いつか見た光景

僕は彷徨い続けている。
〜 戻れぬ過去とひとり遊び 〜

いつか見た光景 〜 過去を探しに 〜

二〇一二年五月に生まれ故郷の大隅大河原を訪ねる。
幼い頃に、一度父に連れて行かれた。
見知らぬ人から大きくなったねと声をかけられ裸電気の和室で夕食を囲んだ。
僕が生まれた頃の写真を探しに役場へ足を運ぶ。
一冊の本を手にした。「大河原の人々」、戦後まもない写真だろうか。
大人も子供も小汚い着物姿、一九六〇年としるされている。
言葉が出ない。懐かしさが込み上げてくる。
母から聞いた当時の話しと重なり涙が溢れた。
役場を後にし、あろうはずの無い生家を探した。
駅のロータリー、線路沿いに居たという言葉を頼りに。
過去はひとかけらも存在していない。
想像していた。
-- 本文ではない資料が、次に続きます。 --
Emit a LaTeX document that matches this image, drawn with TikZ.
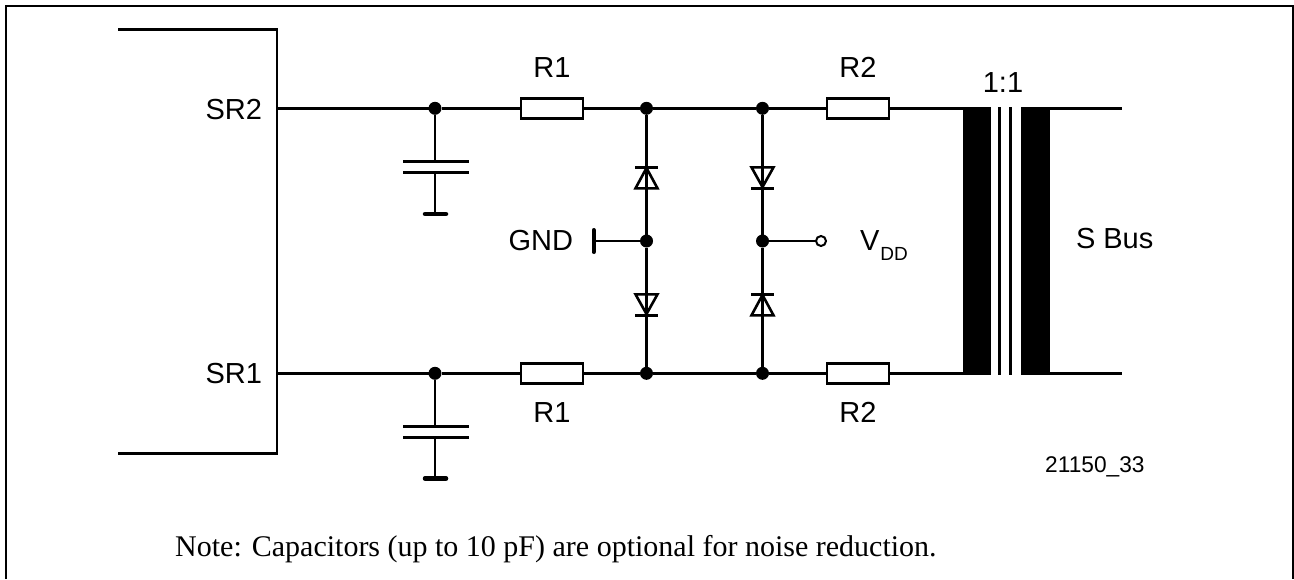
\documentclass[tikz,border=0pt]{standalone}
\usepackage{fontspec}
\setmainfont{Liberation Sans}
\newfontfamily\notefont{Liberation Serif}
\begin{document}
\begin{tikzpicture}[x=1pt,y=-1pt,
  wire/.style={line width=2.6pt,line cap=butt},
  frameline/.style={line width=2.6pt},
  res/.style={draw,line width=2.6pt,fill=white,minimum width=62pt,minimum height=20pt,inner sep=0pt,outer sep=0pt},
  dot/.style={circle,fill=black,minimum size=13pt,inner sep=0pt,outer sep=0pt},
  opendot/.style={circle,draw,line width=2pt,fill=white,minimum size=10pt,inner sep=0pt,outer sep=0pt},
  lab/.style={font=\fontsize{29}{32}\selectfont,inner sep=0pt,outer sep=0pt},
  plate/.style={line width=2.6pt},
  gbar/.style={line width=4.5pt,line cap=round},
  core/.style={draw=none,fill=black},
  diode/.style={line width=2.6pt,line join=miter}]
\useasboundingbox (0,0) rectangle (1294,579);
% frame
\coordinate (f1) at (6,579); \coordinate (f2) at (6,6); \coordinate (f3) at (1293,6); \coordinate (f4) at (1293,579);
\draw[frameline] (f1) -- (f2) -- (f3) -- (f4);
% block
\coordinate (b1) at (118,29.3); \coordinate (b2) at (277,29.3); \coordinate (b3) at (277,453.3); \coordinate (b4) at (118,453.3);
\draw[frameline] (b1) -- (b2) -- (b3) -- (b4);
\coordinate (pt) at (277,108.3); \coordinate (pb) at (277,373.3);
% nodes
\node[dot] (c1) at (435,108.3) {};
\node[dot] (c2) at (435,373.3) {};
\node[res] (r1t) at (552,108.3) {};
\node[res] (r1b) at (552,373.3) {};
\node[dot] (d1t) at (646.5,108.3) {};
\node[dot] (d2t) at (762.5,108.3) {};
\node[dot] (d1m) at (646.5,241) {};
\node[dot] (d2m) at (762.5,241) {};
\node[dot] (d1b) at (646.5,373.3) {};
\node[dot] (d2b) at (762.5,373.3) {};
\node[res] (r2t) at (858,108.3) {};
\node[res] (r2b) at (858,373.3) {};
\node[opendot] (vdd) at (821,241) {};
% transformer
\path[core] (962.5,107) rectangle (991,374.6);
\path[core] (1020.5,107) rectangle (1049.5,374.6);
\coordinate (tl1) at (963,108.3); \coordinate (tl2) at (963,373.3);
\coordinate (tr1) at (1049,108.3); \coordinate (tr2) at (1049,373.3);
\coordinate (o1) at (1122,108.3); \coordinate (o2) at (1122,373.3);
\coordinate (k1a) at (999.7,107); \coordinate (k1b) at (999.7,374.6);
\coordinate (k2a) at (1010.7,107); \coordinate (k2b) at (1010.7,374.6);
\draw[line width=2.6pt] (k1a) -- (k1b);
\draw[line width=2.6pt] (k2a) -- (k2b);
% wires
\foreach \a/\b in {pt/c1,c1/r1t,r1t/d1t,d1t/d2t,d2t/r2t,r2t/tl1,tr1/o1,pb/c2,c2/r1b,r1b/d1b,d1b/d2b,d2b/r2b,r2b/tl2,tr2/o2,d2m/vdd}
  \draw[wire] (\a) -- (\b);
\foreach \a/\b in {d1t/d1m,d1m/d1b,d2t/d2m,d2m/d2b}
  \draw[wire] (\a) -- (\b);
% diodes
\draw[diode] (635,167.3) -- (658,167.3);
\draw[diode] (646.5,168) -- (635.5,188.3) -- (657.5,188.3) -- cycle;
\draw[diode] (635,315.3) -- (658,315.3);
\draw[diode] (646.5,314) -- (635.5,294.3) -- (657.5,294.3) -- cycle;
\draw[diode] (751,188.3) -- (774,188.3);
\draw[diode] (762.5,187) -- (751.5,167.3) -- (773.5,167.3) -- cycle;
\draw[diode] (751,294.3) -- (774,294.3);
\draw[diode] (762.5,295) -- (751.5,315.3) -- (773.5,315.3) -- cycle;
% GND
\coordinate (gw) at (593.7,241);
\draw[wire] (d1m) -- (gw);
\draw[line width=4pt,line cap=round] (593.7,230) -- (593.7,252);
% capacitors
\coordinate (cp1) at (435,161.3); \coordinate (cp2) at (435,172.3); \coordinate (cg1) at (435,214);
\draw[wire] (c1) -- (cp1); \draw[wire] (cp2) -- (cg1);
\draw[plate] (403,161.3) -- (468.5,161.3); \draw[plate] (403,172.3) -- (468.5,172.3);
\draw[gbar] (425,214) -- (446,214);
\coordinate (cp3) at (435,426.3); \coordinate (cp4) at (435,437.3); \coordinate (cg2) at (435,478.5);
\draw[wire] (c2) -- (cp3); \draw[wire] (cp4) -- (cg2);
\draw[plate] (403,426.3) -- (468.5,426.3); \draw[plate] (403,437.3) -- (468.5,437.3);
\draw[gbar] (425,478.5) -- (446,478.5);
% labels
\node[lab,anchor=base east] (tsr2) at (262,119) {SR2};
\node[lab,anchor=base east] (tsr1) at (262,383.5) {SR1};
\node[lab,anchor=base] (tr1t) at (552,77) {R1};
\node[lab,anchor=base] (tr1b) at (552,422) {R1};
\node[lab,anchor=base] (tr2t) at (858,77) {R2};
\node[lab,anchor=base] (tr2b) at (858,422) {R2};
\node[lab,anchor=base east] (tgnd) at (573,250) {GND};
\node[lab,anchor=base west] (tvdd) at (860,250.5) {V\kern1pt\raisebox{-10pt}{\fontsize{19}{19}\selectfont DD}};
\node[lab,anchor=base] (tratio) at (1003,92) {1:1};
\node[lab,anchor=base west] (tbus) at (1076,248.5) {S Bus};
\node[font=\fontsize{22.7}{24}\selectfont,inner sep=0pt,anchor=base west] (tid) at (1045,472.7) {21150\_33};
\node[font=\notefont\fontsize{30}{32}\selectfont,inner sep=0pt,anchor=base west] (tnote) at (175,556.7) {Note: Capacitors (up to 10 pF) are optional for noise reduction.};
\end{tikzpicture}
\end{document}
僕が探したものは有形、あるはずも無い。


君に逢いたい。
ホワイトカラーの絵の具で時空(とき)を消して、きみに会いたい。
机に向かう横顔、秘密のメモ、席替えをしてもいつも隣りどおし。
微笑み、怒った顔、そして寂しさに流した涙。
さよならも言えずにきみを残して。
きみの恋のキャンバスは何色だろう。
すてきな出会い ワインの香り、過ぎ去った季節。
僕の絵の具は見つからない 。
きみのキャンバスに想い出を描いてきみを抱きしめたい。


最初で、そして最後だった二人ですごした時間。
君が流した涙の訳が分からなかった。
別れを知っていたのだろうか。
泣き収まらないきみを前に、その思いさえ想像しなかった。
僕は父の都合で他県へ、翌週、君は宮崎市内へ転校したと聞いた。
最後の週、君の姿はなかった。
誕生日、出席番号、いつも隣りどおし、夏休みが終わり初日の同じポロシャツ。
薄らいでいく君の瞳、一枚の写真もない。